_Brief_: Starting with the first line below, extract each line through the one that contains "YAxis, CartesianGrid, ReferenceLine", inclusive, excluding pictures.

_Information supplied_:
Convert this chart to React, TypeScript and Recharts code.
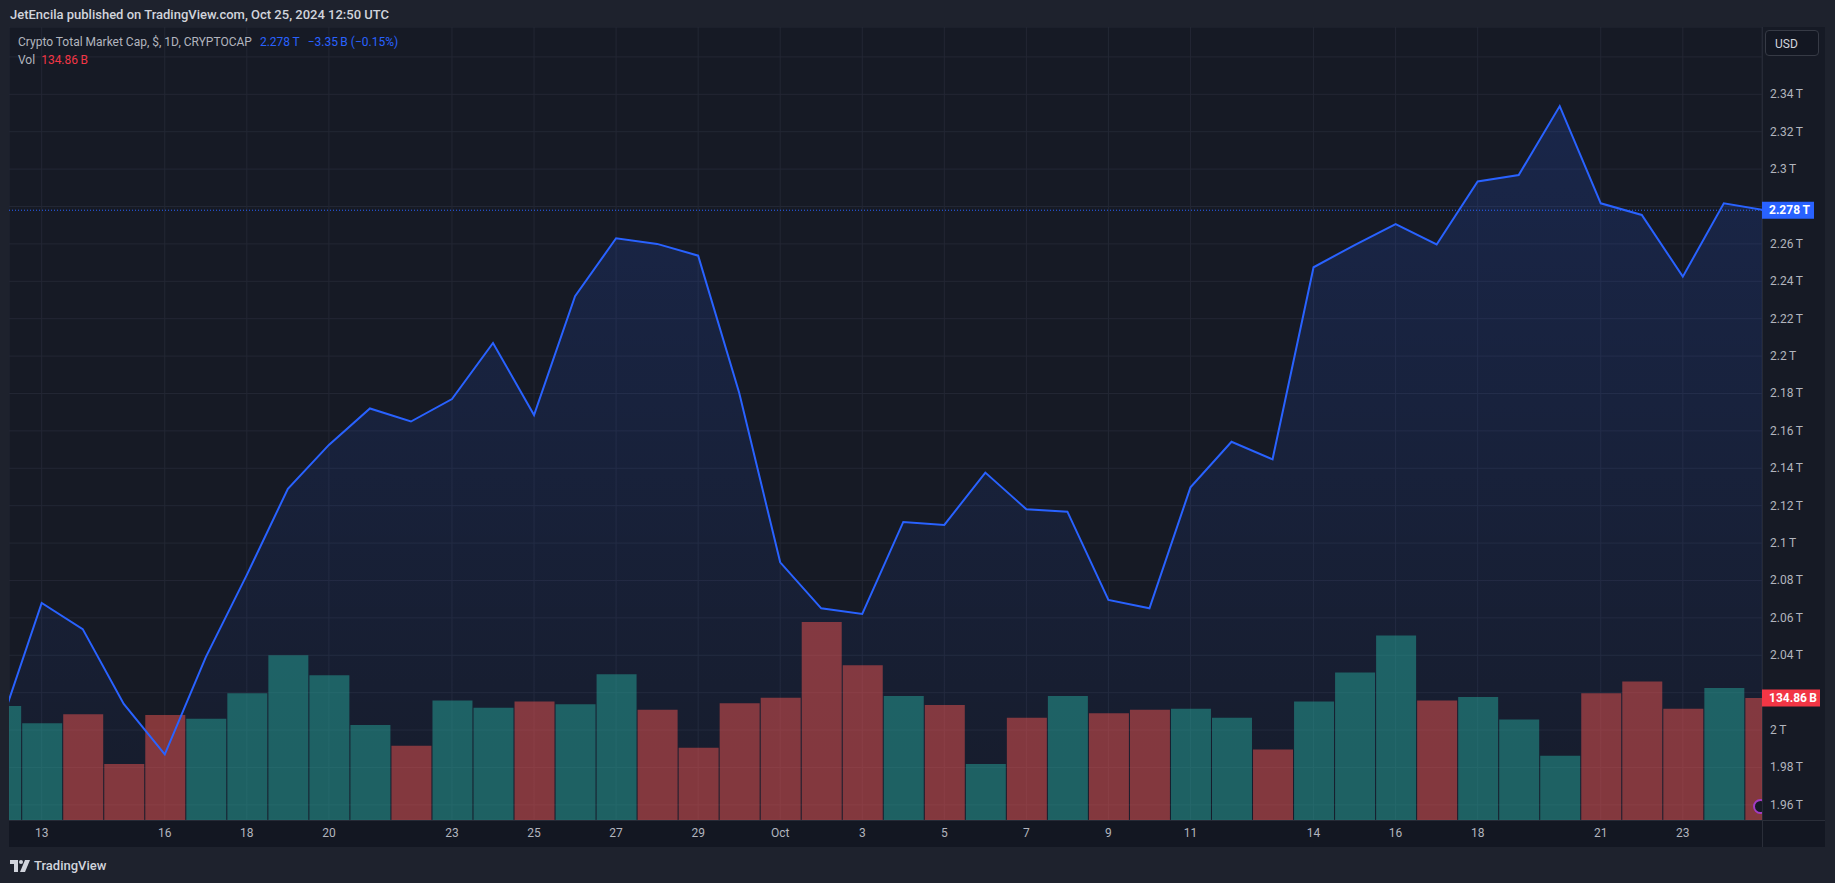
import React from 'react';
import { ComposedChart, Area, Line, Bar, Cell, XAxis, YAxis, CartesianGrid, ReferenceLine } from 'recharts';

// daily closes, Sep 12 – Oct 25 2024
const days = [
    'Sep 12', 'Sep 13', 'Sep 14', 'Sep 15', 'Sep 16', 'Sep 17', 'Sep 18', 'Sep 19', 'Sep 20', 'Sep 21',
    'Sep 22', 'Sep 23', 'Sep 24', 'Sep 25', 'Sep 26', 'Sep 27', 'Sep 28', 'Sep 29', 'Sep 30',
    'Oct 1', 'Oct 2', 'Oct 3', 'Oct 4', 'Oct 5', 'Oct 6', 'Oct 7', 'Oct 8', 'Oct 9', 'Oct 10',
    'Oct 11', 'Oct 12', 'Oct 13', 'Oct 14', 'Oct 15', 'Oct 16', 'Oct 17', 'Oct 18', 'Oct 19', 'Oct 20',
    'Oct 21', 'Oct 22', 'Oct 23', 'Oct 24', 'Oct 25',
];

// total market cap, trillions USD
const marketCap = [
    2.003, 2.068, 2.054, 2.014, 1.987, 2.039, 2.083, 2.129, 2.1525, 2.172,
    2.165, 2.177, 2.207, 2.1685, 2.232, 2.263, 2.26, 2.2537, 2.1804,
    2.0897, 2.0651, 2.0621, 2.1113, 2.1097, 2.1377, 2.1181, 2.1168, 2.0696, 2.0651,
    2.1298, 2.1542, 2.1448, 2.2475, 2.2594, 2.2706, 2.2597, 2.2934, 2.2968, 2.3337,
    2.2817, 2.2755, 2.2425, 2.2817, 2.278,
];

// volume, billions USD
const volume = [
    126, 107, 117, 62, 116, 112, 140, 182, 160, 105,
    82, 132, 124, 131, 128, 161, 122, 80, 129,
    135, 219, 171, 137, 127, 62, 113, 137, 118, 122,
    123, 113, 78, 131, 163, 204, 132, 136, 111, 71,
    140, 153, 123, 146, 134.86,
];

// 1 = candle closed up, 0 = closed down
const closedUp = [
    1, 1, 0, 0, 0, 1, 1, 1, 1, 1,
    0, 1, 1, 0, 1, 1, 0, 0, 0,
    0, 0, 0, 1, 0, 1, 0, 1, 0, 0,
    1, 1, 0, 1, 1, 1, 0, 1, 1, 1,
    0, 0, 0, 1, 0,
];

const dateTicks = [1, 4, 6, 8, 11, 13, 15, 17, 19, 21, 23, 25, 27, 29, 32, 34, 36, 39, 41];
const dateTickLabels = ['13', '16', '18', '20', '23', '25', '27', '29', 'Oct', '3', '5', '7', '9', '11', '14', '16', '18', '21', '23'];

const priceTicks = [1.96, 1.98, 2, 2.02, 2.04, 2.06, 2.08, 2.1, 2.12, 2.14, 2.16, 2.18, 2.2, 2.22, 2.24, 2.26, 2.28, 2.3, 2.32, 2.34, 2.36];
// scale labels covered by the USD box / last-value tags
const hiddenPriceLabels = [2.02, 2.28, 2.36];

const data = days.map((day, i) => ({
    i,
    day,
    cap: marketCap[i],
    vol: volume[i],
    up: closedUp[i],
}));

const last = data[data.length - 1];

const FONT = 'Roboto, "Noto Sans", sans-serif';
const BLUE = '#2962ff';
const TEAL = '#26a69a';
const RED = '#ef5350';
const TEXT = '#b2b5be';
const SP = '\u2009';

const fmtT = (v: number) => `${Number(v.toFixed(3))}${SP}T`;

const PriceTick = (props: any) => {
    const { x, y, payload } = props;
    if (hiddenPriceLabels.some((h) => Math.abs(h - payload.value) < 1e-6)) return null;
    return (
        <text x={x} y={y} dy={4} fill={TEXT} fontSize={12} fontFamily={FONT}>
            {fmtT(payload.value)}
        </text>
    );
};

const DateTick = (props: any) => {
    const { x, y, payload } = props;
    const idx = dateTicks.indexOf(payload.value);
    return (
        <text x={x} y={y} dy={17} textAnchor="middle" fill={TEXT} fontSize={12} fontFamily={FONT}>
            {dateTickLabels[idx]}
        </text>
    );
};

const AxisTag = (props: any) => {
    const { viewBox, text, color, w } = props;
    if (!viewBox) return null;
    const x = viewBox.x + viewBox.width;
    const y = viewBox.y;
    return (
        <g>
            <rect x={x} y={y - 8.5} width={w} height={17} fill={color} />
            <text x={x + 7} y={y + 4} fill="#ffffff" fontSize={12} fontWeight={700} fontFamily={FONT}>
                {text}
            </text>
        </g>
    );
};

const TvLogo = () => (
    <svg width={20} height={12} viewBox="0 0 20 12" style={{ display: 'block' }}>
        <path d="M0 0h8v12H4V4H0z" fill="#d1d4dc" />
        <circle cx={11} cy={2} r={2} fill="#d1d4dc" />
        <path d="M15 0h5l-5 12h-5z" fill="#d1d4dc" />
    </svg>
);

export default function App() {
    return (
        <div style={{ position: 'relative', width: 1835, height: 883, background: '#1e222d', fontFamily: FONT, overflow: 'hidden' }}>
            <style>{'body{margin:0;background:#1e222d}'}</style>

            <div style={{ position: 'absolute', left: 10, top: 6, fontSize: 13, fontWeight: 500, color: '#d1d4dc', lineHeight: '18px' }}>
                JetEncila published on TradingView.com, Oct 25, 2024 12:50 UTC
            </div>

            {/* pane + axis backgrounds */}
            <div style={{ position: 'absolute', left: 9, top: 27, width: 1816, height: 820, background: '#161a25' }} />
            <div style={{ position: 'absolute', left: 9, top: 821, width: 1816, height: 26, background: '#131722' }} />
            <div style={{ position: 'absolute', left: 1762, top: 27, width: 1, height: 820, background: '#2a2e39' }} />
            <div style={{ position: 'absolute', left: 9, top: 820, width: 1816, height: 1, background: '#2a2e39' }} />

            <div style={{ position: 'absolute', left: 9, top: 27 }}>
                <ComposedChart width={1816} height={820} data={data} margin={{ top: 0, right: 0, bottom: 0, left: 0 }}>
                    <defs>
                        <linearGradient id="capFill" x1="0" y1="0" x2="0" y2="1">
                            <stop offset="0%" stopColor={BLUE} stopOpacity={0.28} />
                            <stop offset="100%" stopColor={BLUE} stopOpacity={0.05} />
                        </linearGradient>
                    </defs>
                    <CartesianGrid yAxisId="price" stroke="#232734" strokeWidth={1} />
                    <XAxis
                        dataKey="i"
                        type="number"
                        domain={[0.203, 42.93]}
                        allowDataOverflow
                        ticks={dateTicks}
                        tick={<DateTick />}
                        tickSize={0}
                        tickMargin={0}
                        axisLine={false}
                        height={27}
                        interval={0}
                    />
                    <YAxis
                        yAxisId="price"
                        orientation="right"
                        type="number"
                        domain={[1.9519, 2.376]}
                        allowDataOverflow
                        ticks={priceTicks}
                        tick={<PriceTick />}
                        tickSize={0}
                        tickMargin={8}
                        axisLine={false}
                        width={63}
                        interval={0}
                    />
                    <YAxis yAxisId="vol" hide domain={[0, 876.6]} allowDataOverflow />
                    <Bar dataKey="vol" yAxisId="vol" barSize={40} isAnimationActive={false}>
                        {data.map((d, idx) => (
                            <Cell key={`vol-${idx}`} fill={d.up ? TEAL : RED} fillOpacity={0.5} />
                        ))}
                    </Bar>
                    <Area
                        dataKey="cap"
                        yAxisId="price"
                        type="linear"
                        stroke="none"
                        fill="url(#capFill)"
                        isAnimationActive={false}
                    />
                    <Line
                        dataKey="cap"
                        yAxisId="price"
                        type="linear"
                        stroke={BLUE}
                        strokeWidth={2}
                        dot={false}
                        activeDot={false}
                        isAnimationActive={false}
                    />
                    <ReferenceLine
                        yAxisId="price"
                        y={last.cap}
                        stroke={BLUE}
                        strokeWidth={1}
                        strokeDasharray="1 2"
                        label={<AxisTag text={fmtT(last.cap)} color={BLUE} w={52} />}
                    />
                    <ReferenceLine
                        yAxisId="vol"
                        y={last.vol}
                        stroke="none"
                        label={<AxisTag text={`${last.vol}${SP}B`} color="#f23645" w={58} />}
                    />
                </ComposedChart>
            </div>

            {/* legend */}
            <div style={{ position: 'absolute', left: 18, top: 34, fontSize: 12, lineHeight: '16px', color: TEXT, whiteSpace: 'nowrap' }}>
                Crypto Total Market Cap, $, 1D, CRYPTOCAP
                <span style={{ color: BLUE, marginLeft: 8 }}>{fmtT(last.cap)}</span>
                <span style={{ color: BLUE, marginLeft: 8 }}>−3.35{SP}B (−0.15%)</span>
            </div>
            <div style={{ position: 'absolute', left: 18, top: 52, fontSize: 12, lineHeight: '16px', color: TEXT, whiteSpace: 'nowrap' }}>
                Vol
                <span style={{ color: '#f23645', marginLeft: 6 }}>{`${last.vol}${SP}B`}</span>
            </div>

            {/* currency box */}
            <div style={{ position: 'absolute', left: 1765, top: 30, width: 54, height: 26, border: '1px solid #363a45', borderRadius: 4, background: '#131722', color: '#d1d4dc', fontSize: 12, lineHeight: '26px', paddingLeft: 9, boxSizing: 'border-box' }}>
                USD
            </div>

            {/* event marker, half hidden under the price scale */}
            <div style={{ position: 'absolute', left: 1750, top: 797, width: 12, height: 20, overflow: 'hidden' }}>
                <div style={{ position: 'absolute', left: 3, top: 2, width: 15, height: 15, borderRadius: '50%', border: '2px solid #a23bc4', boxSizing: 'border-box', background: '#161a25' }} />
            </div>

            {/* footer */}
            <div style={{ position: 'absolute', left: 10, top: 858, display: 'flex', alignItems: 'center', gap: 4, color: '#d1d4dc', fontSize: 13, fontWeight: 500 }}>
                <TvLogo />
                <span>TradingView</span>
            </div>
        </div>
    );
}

_Right answer_:
Convert this chart to React, TypeScript and Recharts code.
import React from 'react';
import { ComposedChart, Area, Line, Bar, Cell, XAxis, YAxis, CartesianGrid, ReferenceLine } from 'recharts';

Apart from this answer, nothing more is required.